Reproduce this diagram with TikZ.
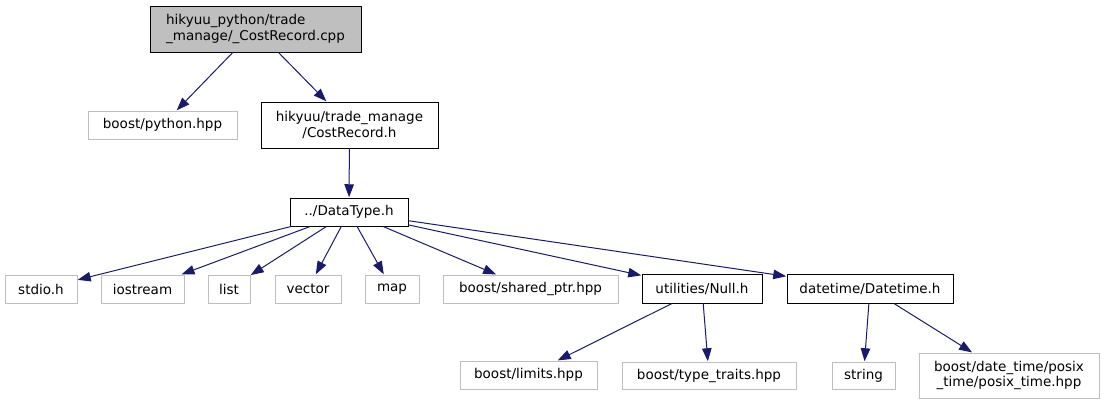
\documentclass[tikz,border=0pt]{standalone}
\usepackage{fontspec}
\setmainfont{DejaVu Sans}
\usetikzlibrary{arrows.meta}
\definecolor{edgeblue}{HTML}{191970}
\definecolor{boxgray}{HTML}{BFBFBF}
\tikzset{
  base/.style={rectangle, inner sep=0pt, font=\fontsize{13.5}{15.5}\selectfont, line width=0.9pt, text=black},
  sysbox/.style={base, draw=boxgray},
  projbox/.style={base, draw=black},
  rootbox/.style={base, draw=black, fill=boxgray, align=left},
  edge/.style={draw=edgeblue, line width=1pt, -{Triangle[length=13pt,width=9.5pt]}, shorten >=0.3pt}
}
\newcommand{\bx}[7]{% style, name, x1, x2, y1, y2, text
  \node[#1, minimum width={#4-#3}, minimum height={#6-#5}] (#2) at ({(#3+#4)/2},{(#5+#6)/2}) {#7};}
\begin{document}
\begin{tikzpicture}[x=1pt,y=-1pt]
\useasboundingbox (0,0) rectangle (1104,405);
\bx{rootbox}{root}{150}{361}{6}{52}{hikyuu\_python/trade\\\_manage/\_CostRecord.cpp}
\bx{sysbox}{python}{88}{237}{111}{139}{boost/python.hpp}
\bx{projbox,align=center}{cost}{261}{438}{102}{148}{hikyuu/trade\_manage\\/CostRecord.h}
\bx{projbox}{dt}{290}{408}{198}{226}{../DataType.h}
\bx{sysbox}{stdio}{5}{77}{275}{303}{stdio.h}
\bx{sysbox}{iostream}{101}{184}{275}{303}{iostream}
\bx{sysbox}{list}{208}{250}{275}{303}{list}
\bx{sysbox}{vector}{275}{341}{275}{303}{vector}
\bx{sysbox}{map}{365}{419}{275}{303}{map}
\bx{sysbox}{shared}{443}{618}{275}{303}{boost/shared\_ptr.hpp}
\bx{projbox}{null}{642}{762}{274}{303}{utilities/Null.h}
\bx{projbox}{datetime}{787}{953}{274}{303}{datetime/Datetime.h}
\bx{sysbox}{limits}{460}{597}{361}{389}{boost/limits.hpp}
\bx{sysbox}{traits}{622}{796}{362}{389}{boost/type\_traits.hpp}
\bx{sysbox}{string}{832}{895}{362}{389}{string}
\bx{sysbox,align=center}{posix}{919}{1099}{353}{398}{boost/date\_time/posix\\\_time/posix\_time.hpp}
\draw[edge] (root) -- (python);
\draw[edge] (root) -- (cost);
\draw[edge] (cost) -- (dt);
\draw[edge] (dt) -- (stdio);
\draw[edge] (dt) -- (iostream);
\draw[edge] (dt) -- (list);
\draw[edge] (dt) -- (vector);
\draw[edge] (dt) -- (map);
\draw[edge] (dt) -- (shared);
\draw[edge] (dt) -- (null);
\draw[edge] (dt) -- (datetime);
\draw[edge] (null) -- (limits);
\draw[edge] (null) -- (traits);
\draw[edge] (datetime) -- (string);
\draw[edge] (datetime) -- (posix);
\end{tikzpicture}
\end{document}
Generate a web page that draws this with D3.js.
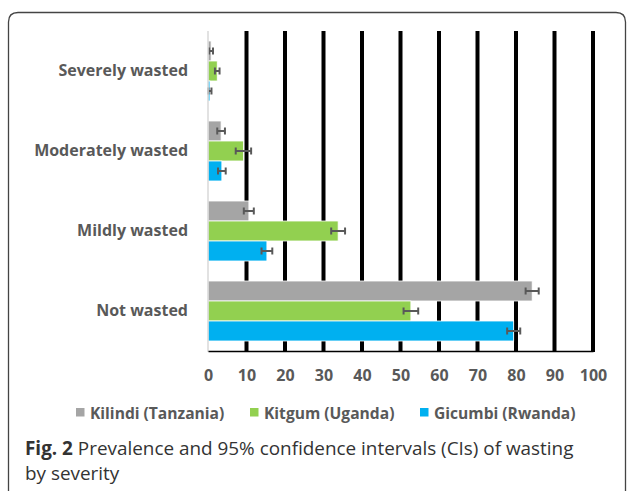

——

**GIVEN REQUEST**
The data above needs to be retyped exactly, with the images left out.

**TASK OUTPUT**
Reproduce this diagram with TikZ.
\documentclass[tikz,border=0pt]{standalone}
\usepackage{fontspec}
\setmainfont{DejaVu Sans}
\usetikzlibrary{arrows.meta}
\definecolor{edgeblue}{HTML}{191970}
\definecolor{boxgray}{HTML}{BFBFBF}
\tikzset{
  base/.style={rectangle, inner sep=0pt, font=\fontsize{13.5}{15.5}\selectfont, line width=0.9pt, text=black},
  sysbox/.style={base, draw=boxgray},
  projbox/.style={base, draw=black},
  rootbox/.style={base, draw=black, fill=boxgray, align=left},
  edge/.style={draw=edgeblue, line width=1pt, -{Triangle[length=13pt,width=9.5pt]}, shorten >=0.3pt}
}
\newcommand{\bx}[7]{% style, name, x1, x2, y1, y2, text
  \node[#1, minimum width={#4-#3}, minimum height={#6-#5}] (#2) at ({(#3+#4)/2},{(#5+#6)/2}) {#7};}
\begin{document}
\begin{tikzpicture}[x=1pt,y=-1pt]
\useasboundingbox (0,0) rectangle (1104,405);
\bx{rootbox}{root}{150}{361}{6}{52}{hikyuu\_python/trade\\\_manage/\_CostRecord.cpp}
\bx{sysbox}{python}{88}{237}{111}{139}{boost/python.hpp}
\bx{projbox,align=center}{cost}{261}{438}{102}{148}{hikyuu/trade\_manage\\/CostRecord.h}
\bx{projbox}{dt}{290}{408}{198}{226}{../DataType.h}
\bx{sysbox}{stdio}{5}{77}{275}{303}{stdio.h}
\bx{sysbox}{iostream}{101}{184}{275}{303}{iostream}
\bx{sysbox}{list}{208}{250}{275}{303}{list}
\bx{sysbox}{vector}{275}{341}{275}{303}{vector}
\bx{sysbox}{map}{365}{419}{275}{303}{map}
\bx{sysbox}{shared}{443}{618}{275}{303}{boost/shared\_ptr.hpp}
\bx{projbox}{null}{642}{762}{274}{303}{utilities/Null.h}
\bx{projbox}{datetime}{787}{953}{274}{303}{datetime/Datetime.h}
\bx{sysbox}{limits}{460}{597}{361}{389}{boost/limits.hpp}
\bx{sysbox}{traits}{622}{796}{362}{389}{boost/type\_traits.hpp}
\bx{sysbox}{string}{832}{895}{362}{389}{string}
\bx{sysbox,align=center}{posix}{919}{1099}{353}{398}{boost/date\_time/posix\\\_time/posix\_time.hpp}
\draw[edge] (root) -- (python);
\draw[edge] (root) -- (cost);
\draw[edge] (cost) -- (dt);
\draw[edge] (dt) -- (stdio);
\draw[edge] (dt) -- (iostream);
\draw[edge] (dt) -- (list);
\draw[edge] (dt) -- (vector);
\draw[edge] (dt) -- (map);
\draw[edge] (dt) -- (shared);
\draw[edge] (dt) -- (null);
\draw[edge] (dt) -- (datetime);
\draw[edge] (null) -- (limits);
\draw[edge] (null) -- (traits);
\draw[edge] (datetime) -- (string);
\draw[edge] (datetime) -- (posix);
\end{tikzpicture}
\end{document}
Generate a web page that draws this with D3.js.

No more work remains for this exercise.